• **GIVEN EXERCISE**
Drop every picture, then transcribe the remaining data exactly.

* Start DATA PROVIDED *

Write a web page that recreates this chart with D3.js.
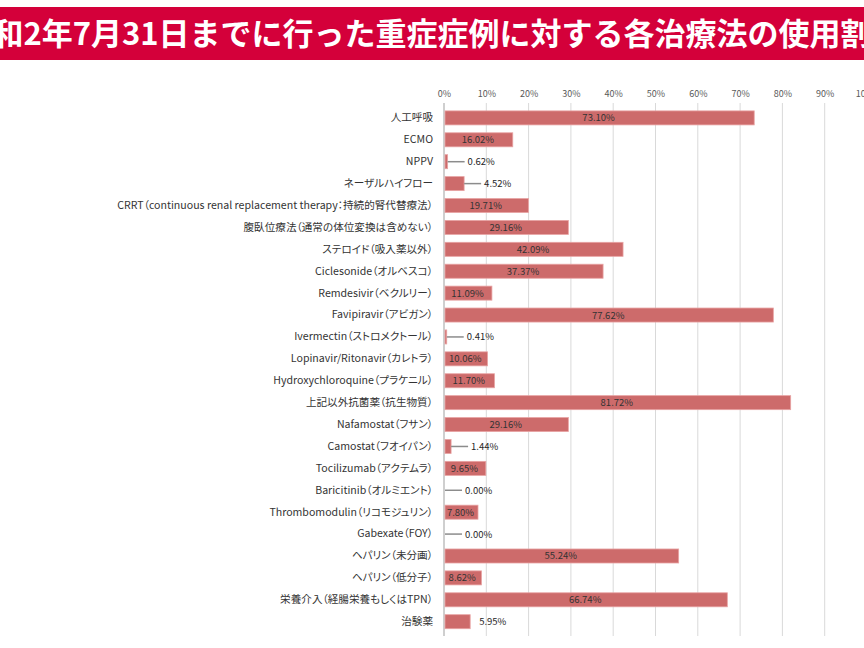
<!DOCTYPE html>
<html><head><meta charset="utf-8">
<script src="https://cdn.jsdelivr.net/npm/d3@7"></script>
<style>
html,body{margin:0;padding:0;background:#fff;}
svg{display:block;}
</style></head>
<body>
<script>
const title = "令和2年7月31日までに行った重症症例に対する各治療法の使用割合";
const categories = [
  "人工呼吸","ECMO","NPPV","ネーザルハイフロー",
  "CRRT（continuous renal replacement therapy：持続的腎代替療法）",
  "腹臥位療法（通常の体位変換は含めない）","ステロイド（吸入薬以外）",
  "Ciclesonide（オルベスコ）","Remdesivir（ベクルリー）","Favipiravir（アビガン）",
  "Ivermectin（ストロメクトール）","Lopinavir/Ritonavir（カレトラ）",
  "Hydroxychloroquine（プラケニル）","上記以外抗菌薬（抗生物質）",
  "Nafamostat（フサン）","Camostat（フオイパン）","Tocilizumab（アクテムラ）",
  "Baricitinib（オルミエント）","Thrombomodulin（リコモジュリン）","Gabexate（FOY）",
  "ヘパリン（未分画）","ヘパリン（低分子）","栄養介入（経腸栄養もしくはTPN）","治験薬"
];
const values = [73.10,16.02,0.62,4.52,19.71,29.16,42.09,37.37,11.09,77.62,0.41,10.06,11.70,81.72,29.16,1.44,9.65,0.00,7.80,0.00,55.24,8.62,66.74,5.95];
const tickValues = [0,10,20,30,40,50,60,70,80,90,100];

const W = 864, H = 648;
const svg = d3.select("body").append("svg").attr("width", W).attr("height", H);

// Title banner
svg.append("rect").attr("x", 0).attr("y", 7).attr("width", W).attr("height", 53).attr("fill", "#d4003a");
svg.append("text").attr("x", 432).attr("y", 45).attr("text-anchor", "middle")
  .attr("fill", "#fff").attr("font-family", "'Noto Sans CJK JP'").attr("font-size", 31)
  .attr("font-weight", 700).text(title);

const x = d3.scaleLinear().domain([0, 100]).range([444, 867]);
const y = d3.scaleBand().domain(categories).range([103, 636.6]).paddingInner(0.36).paddingOuter(0.36);

const font = "'Noto Sans CJK JP', 'Noto Sans', sans-serif";

// grid lines
svg.append("g").selectAll("line").data(tickValues.slice(1)).join("line")
  .attr("x1", d => x(d)).attr("x2", d => x(d)).attr("y1", 103).attr("y2", 636)
  .attr("stroke", "#d9d9d9").attr("stroke-width", 1);

// top axis
const axis = d3.axisTop(x).tickValues(tickValues).tickFormat(d => d + "%").tickSize(0).tickPadding(0);
const ag = svg.append("g").attr("transform", "translate(0,97)").call(axis);
ag.select(".domain").remove();
ag.selectAll("text").attr("font-family", font).attr("font-size", 9).attr("fill", "#595959");

// category axis line
svg.append("line").attr("x1", x(0)).attr("x2", x(0)).attr("y1", 103).attr("y2", 636)
  .attr("stroke", "#bfbfbf").attr("stroke-width", 1.5);

// category labels
const yAxis = d3.axisLeft(y).tickSize(0).tickPadding(11);
const yg = svg.append("g").attr("transform", `translate(${x(0)},0)`).call(yAxis);
yg.select(".domain").remove();
yg.selectAll("text").attr("font-family", font).attr("font-size", 10.6).attr("fill", "#333")
  .style("font-feature-settings", "'palt'");

const data = categories.map((c, i) => ({c, v: values[i]}));

// bars
svg.append("g").selectAll("rect").data(data).join("rect")
  .attr("x", x(0) + 1).attr("y", d => y(d.c))
  .attr("width", d => Math.max(0, x(d.v) - x(0)))
  .attr("height", y.bandwidth())
  .attr("fill", "#cd6b6b").attr("stroke", "#e8a3a3").attr("stroke-width", 0.8)
  .attr("display", d => d.v > 0 ? null : "none");

// labels
const lg = svg.append("g");
data.forEach(d => {
  const cy = y(d.c) + y.bandwidth() / 2;
  const bw = x(d.v) - x(0);
  const txt = d.v.toFixed(2) + "%";
  if (bw >= 30) {
    lg.append("text").attr("x", x(0) + bw / 2).attr("y", cy + 3.5).attr("text-anchor", "middle")
      .attr("font-family", font).attr("font-size", 9.5).attr("fill", "#333").text(txt);
  } else {
    const end = x(d.v) + 1;
    let tx = end + 9;
    if (d.v < 5) {
      lg.append("line").attr("x1", end).attr("x2", end + 17).attr("y1", cy).attr("y2", cy)
        .attr("stroke", "#8c8c8c").attr("stroke-width", 1.5);
      tx = end + 20;
    }
    lg.append("text").attr("x", tx).attr("y", cy + 3.5)
      .attr("font-family", font).attr("font-size", 9.5).attr("fill", "#262626").text(txt);
  }
});
</script>
</body></html>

* End DATA PROVIDED *

• **FULL SOLUTION**
Write a web page that recreates this chart with D3.js.
<!DOCTYPE html>
<html><head><meta charset="utf-8">
<script src="https://cdn.jsdelivr.net/npm/d3@7"></script>
<style>
html,body{margin:0;padding:0;background:#fff;}
svg{display:block;}
</style></head>
<body>
<script>
const title = "令和2年7月31日までに行った重症症例に対する各治療法の使用割合";
const categories = [
  "人工呼吸","ECMO","NPPV","ネーザルハイフロー",
  "CRRT（continuous renal replacement therapy：持続的腎代替療法）",
  "腹臥位療法（通常の体位変換は含めない）","ステロイド（吸入薬以外）",
  "Ciclesonide（オルベスコ）","Remdesivir（ベクルリー）","Favipiravir（アビガン）",
  "Ivermectin（ストロメクトール）","Lopinavir/Ritonavir（カレトラ）",
  "Hydroxychloroquine（プラケニル）","上記以外抗菌薬（抗生物質）",
  "Nafamostat（フサン）","Camostat（フオイパン）","Tocilizumab（アクテムラ）",
  "Baricitinib（オルミエント）","Thrombomodulin（リコモジュリン）","Gabexate（FOY）",
  "ヘパリン（未分画）","ヘパリン（低分子）","栄養介入（経腸栄養もしくはTPN）","治験薬"
];
const values = [73.10,16.02,0.62,4.52,19.71,29.16,42.09,37.37,11.09,77.62,0.41,10.06,11.70,81.72,29.16,1.44,9.65,0.00,7.80,0.00,55.24,8.62,66.74,5.95];
const tickValues = [0,10,20,30,40,50,60,70,80,90,100];

const W = 864, H = 648;
const svg = d3.select("body").append("svg").attr("width", W).attr("height", H);

// Title banner
svg.append("rect").attr("x", 0).attr("y", 7).attr("width", W).attr("height", 53).attr("fill", "#d4003a");
svg.append("text").attr("x", 432).attr("y", 45).attr("text-anchor", "middle")
  .attr("fill", "#fff").attr("font-family", "'Noto Sans CJK JP'").attr("font-size", 31)
  .attr("font-weight", 700).text(title);

const x = d3.scaleLinear().domain([0, 100]).range([444, 867]);
const y = d3.scaleBand().domain(categories).range([103, 636.6]).paddingInner(0.36).paddingOuter(0.36);

const font = "'Noto Sans CJK JP', 'Noto Sans', sans-serif";

// grid lines
svg.append("g").selectAll("line").data(tickValues.slice(1)).join("line")
  .attr("x1", d => x(d)).attr("x2", d => x(d)).attr("y1", 103).attr("y2", 636)
  .attr("stroke", "#d9d9d9").attr("stroke-width", 1);

// top axis
const axis = d3.axisTop(x).tickValues(tickValues).tickFormat(d => d + "%").tickSize(0).tickPadding(0);
const ag = svg.append("g").attr("transform", "translate(0,97)").call(axis);
ag.select(".domain").remove();
ag.selectAll("text").attr("font-family", font).attr("font-size", 9).attr("fill", "#595959");

// category axis line
svg.append("line").attr("x1", x(0)).attr("x2", x(0)).attr("y1", 103).attr("y2", 636)
  .attr("stroke", "#bfbfbf").attr("stroke-width", 1.5);

// category labels
const yAxis = d3.axisLeft(y).tickSize(0).tickPadding(11);
const yg = svg.append("g").attr("transform", `translate(${x(0)},0)`).call(yAxis);
yg.select(".domain").remove();
yg.selectAll("text").attr("font-family", font).attr("font-size", 10.6).attr("fill", "#333")
  .style("font-feature-settings", "'palt'");

const data = categories.map((c, i) => ({c, v: values[i]}));

// bars
svg.append("g").selectAll("rect").data(data).join("rect")
  .attr("x", x(0) + 1).attr("y", d => y(d.c))
  .attr("width", d => Math.max(0, x(d.v) - x(0)))
  .attr("height", y.bandwidth())
  .attr("fill", "#cd6b6b").attr("stroke", "#e8a3a3").attr("stroke-width", 0.8)
  .attr("display", d => d.v > 0 ? null : "none");

// labels
const lg = svg.append("g");
data.forEach(d => {
  const cy = y(d.c) + y.bandwidth() / 2;
  const bw = x(d.v) - x(0);
  const txt = d.v.toFixed(2) + "%";
  if (bw >= 30) {
    lg.append("text").attr("x", x(0) + bw / 2).attr("y", cy + 3.5).attr("text-anchor", "middle")
      .attr("font-family", font).attr("font-size", 9.5).attr("fill", "#333").text(txt);
  } else {
    const end = x(d.v) + 1;
    let tx = end + 9;
    if (d.v < 5) {
      lg.append("line").attr("x1", end).attr("x2", end + 17).attr("y1", cy).attr("y2", cy)
        .attr("stroke", "#8c8c8c").attr("stroke-width", 1.5);
      tx = end + 20;
    }
    lg.append("text").attr("x", tx).attr("y", cy + 3.5)
      .attr("font-family", font).attr("font-size", 9.5).attr("fill", "#262626").text(txt);
  }
});
</script>
</body></html>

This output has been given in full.